The Kennewick Irrigation District is considering taking some of its land out of the Red Mountain project so other property owners can get the water.

KID can save about $1.2 million in development costs with its plan to take 111 of its 620 acres on Red Mountain out of the project and letting other owners opt in.

Even with the savings, the move doesn't necessarily make financial sense for KID. Irrigated land in the Red Mountain American Viticultural Area can go for about $35,000 an acre. So, the 111 acres might fetch more than $3.8 million but only if it's irrigated.

Without water, it's worth only a fraction as much. But KID will still have 509 acres in the project. The potential for profit still is huge.

But KID is a public agency created to bring water to landowners in the district, not to turn a profit from land development.

The Red Mountain project, which will bring Yakima River water to one of the state's best wine grape-growing regions, fits the bill.
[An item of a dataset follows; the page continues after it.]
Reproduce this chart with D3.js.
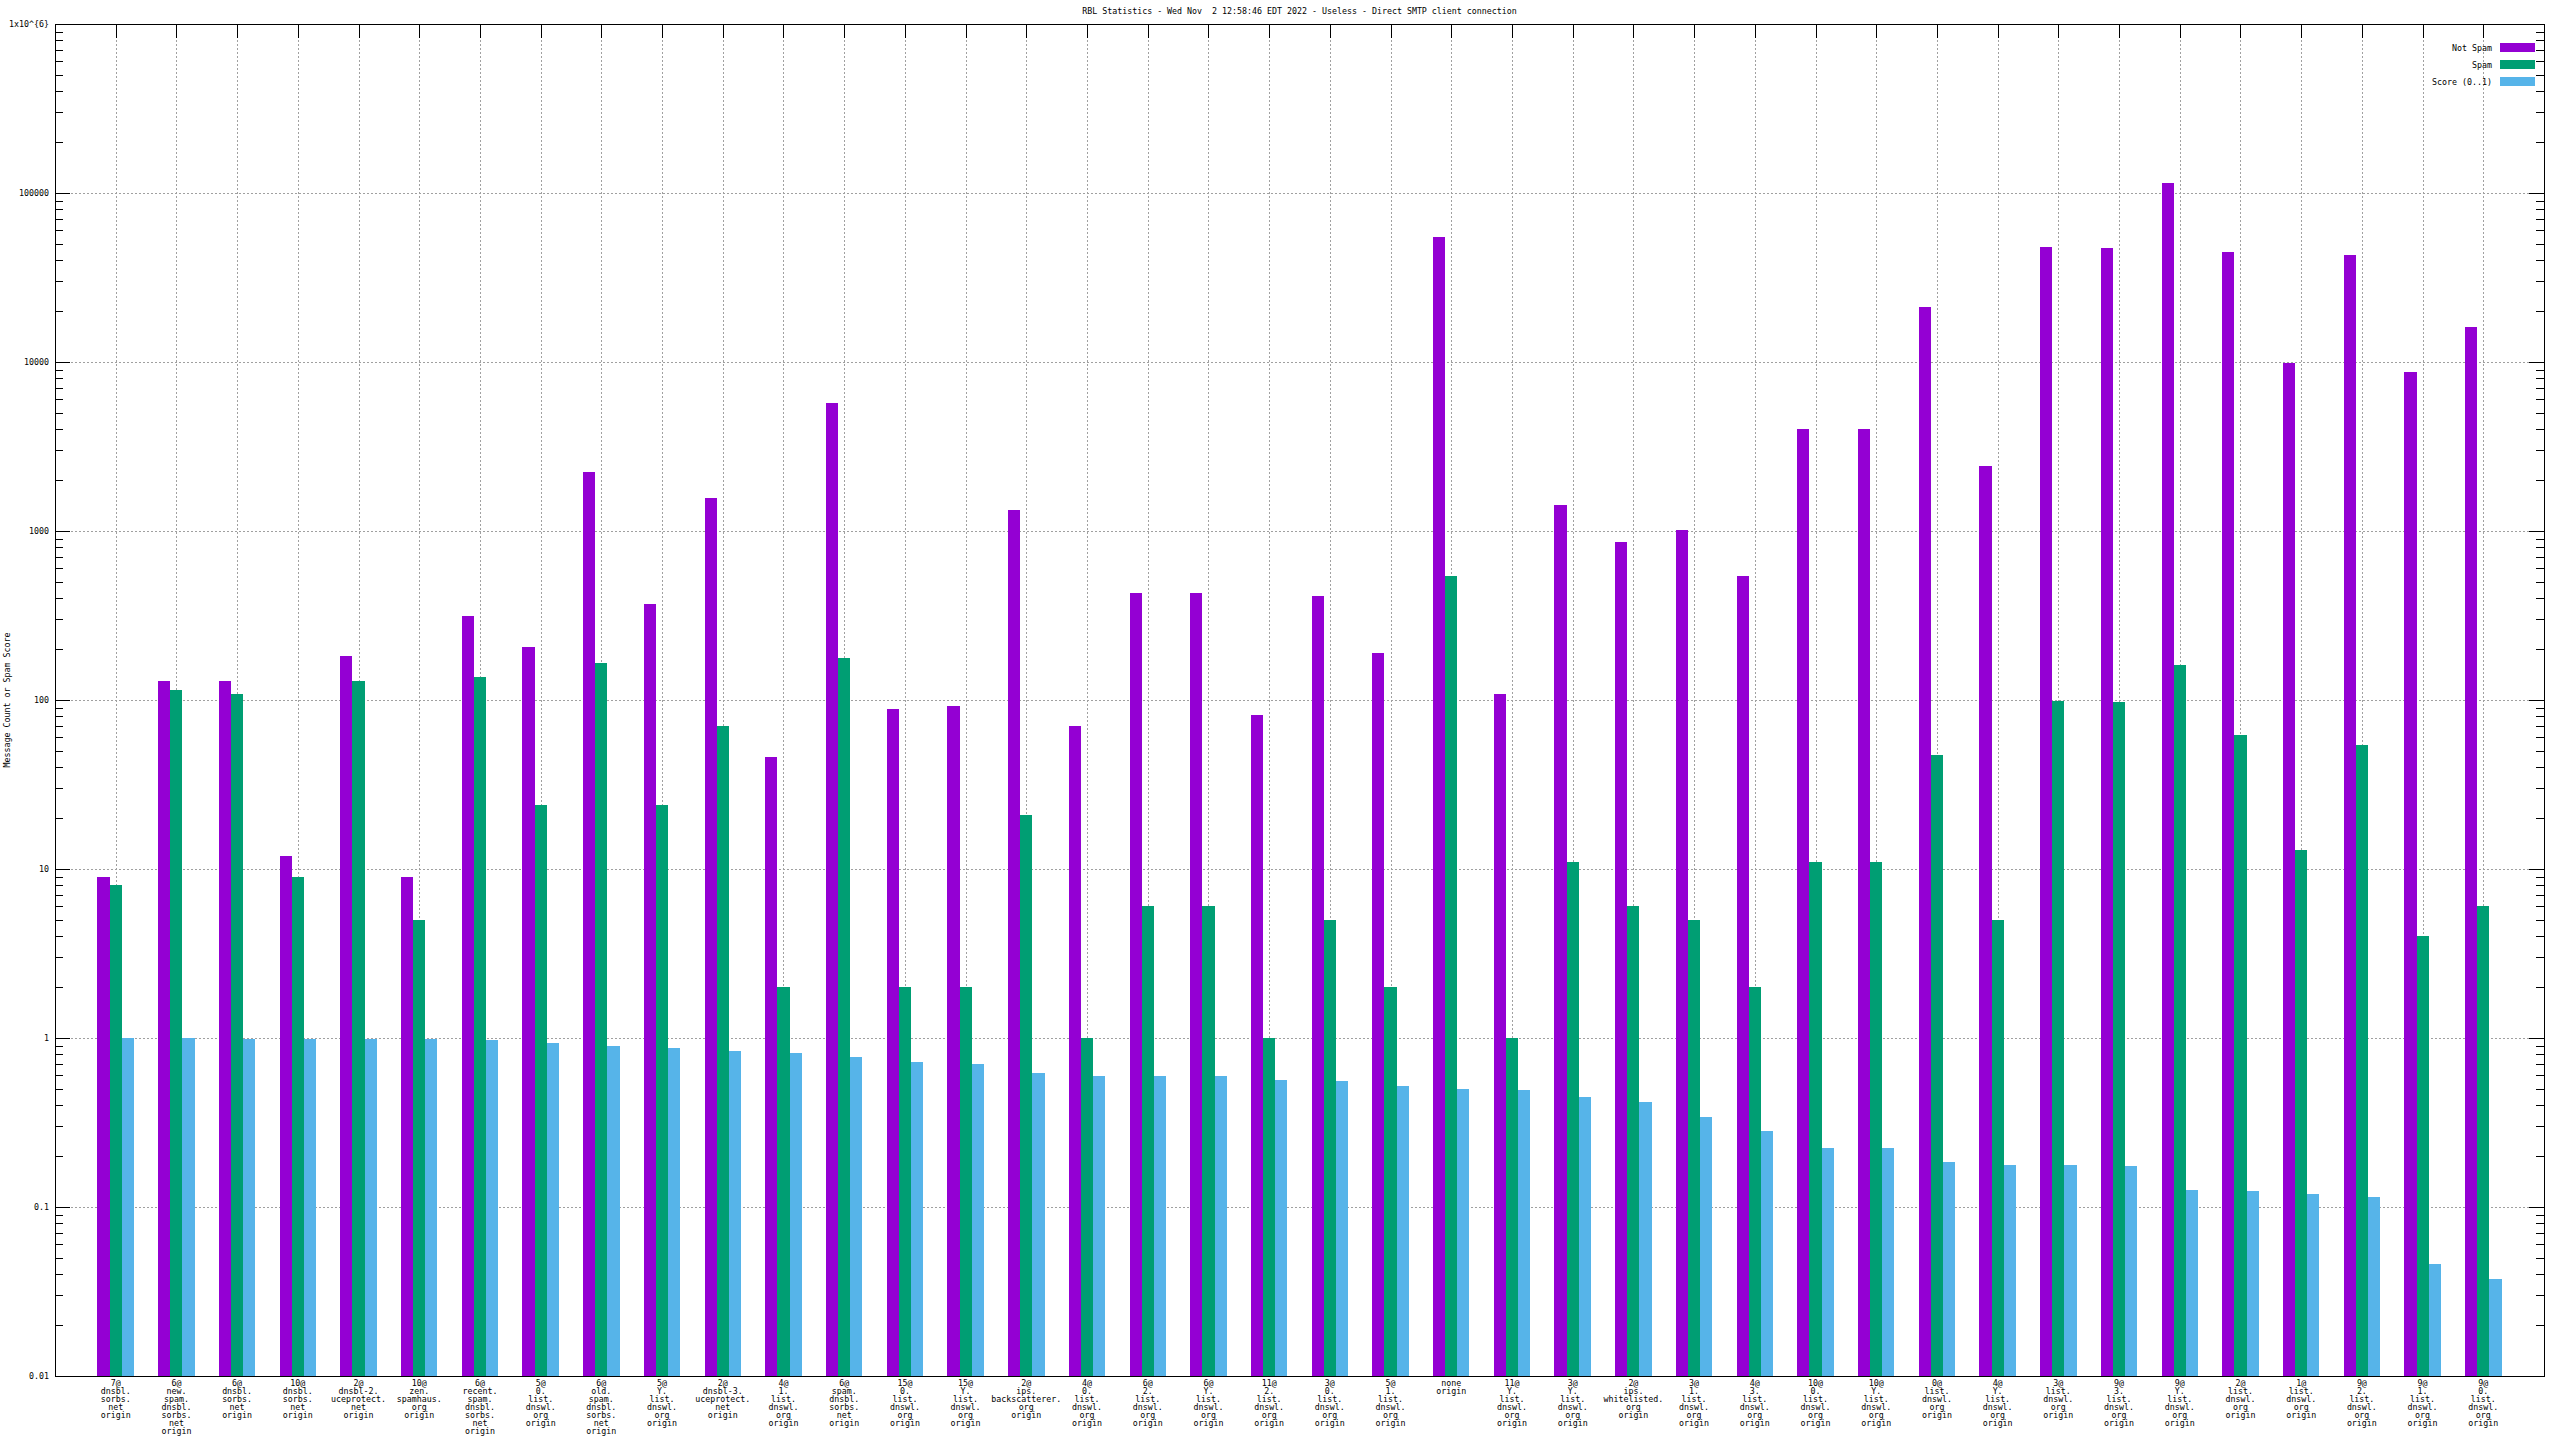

Bringing water to KID's own land so it can command a higher price down the road really isn't part of the mandate.

The Red Mountain project is limited to irrigating only up to 1,785 acres, and there are nine property owners who have asked to add about 221 acres to the project.

The KID board hasn't made a decision on the transfer, but looking for ways to provide additional water to Mid-Columbia growers is a step in the right direction.

It's exactly what KID was created to do.

Outrageous excess

Thumbs down to the Internal Revenue Service by adding insult to injury with revelations of extravagant spending in the agency coming on the heels of the scandal over politically motivated targeting of conservative groups.

Americans already were outraged to learn that groups seeking tax exempt status got special scrutiny if their names include terms like "tea party" or "patriot."

And while our ire was up, we learned that House Oversight and Government Reform Committee has found that the IRS spent about $50 million to hold at least 220 conferences for employees between 2010 and 2012, featuring some luxurious perks for IRS officials.

An August 2010 conference in Anaheim, Calif., for which the agency did not negotiate lower room rates, even though that is standard government practice, cost taxpayers $4 million.

Instead of lower rates, some of the 2,600 attendees received benefits, including free drinks and lodging in presidential suites that normally cost $1,500 to $3,500 per night.

IRS officials say that stricter rules for travel and conference would prevent similar abuses from occurring today.

That's good, but it's not enough to erase the shame of abusing and ripping off the American people.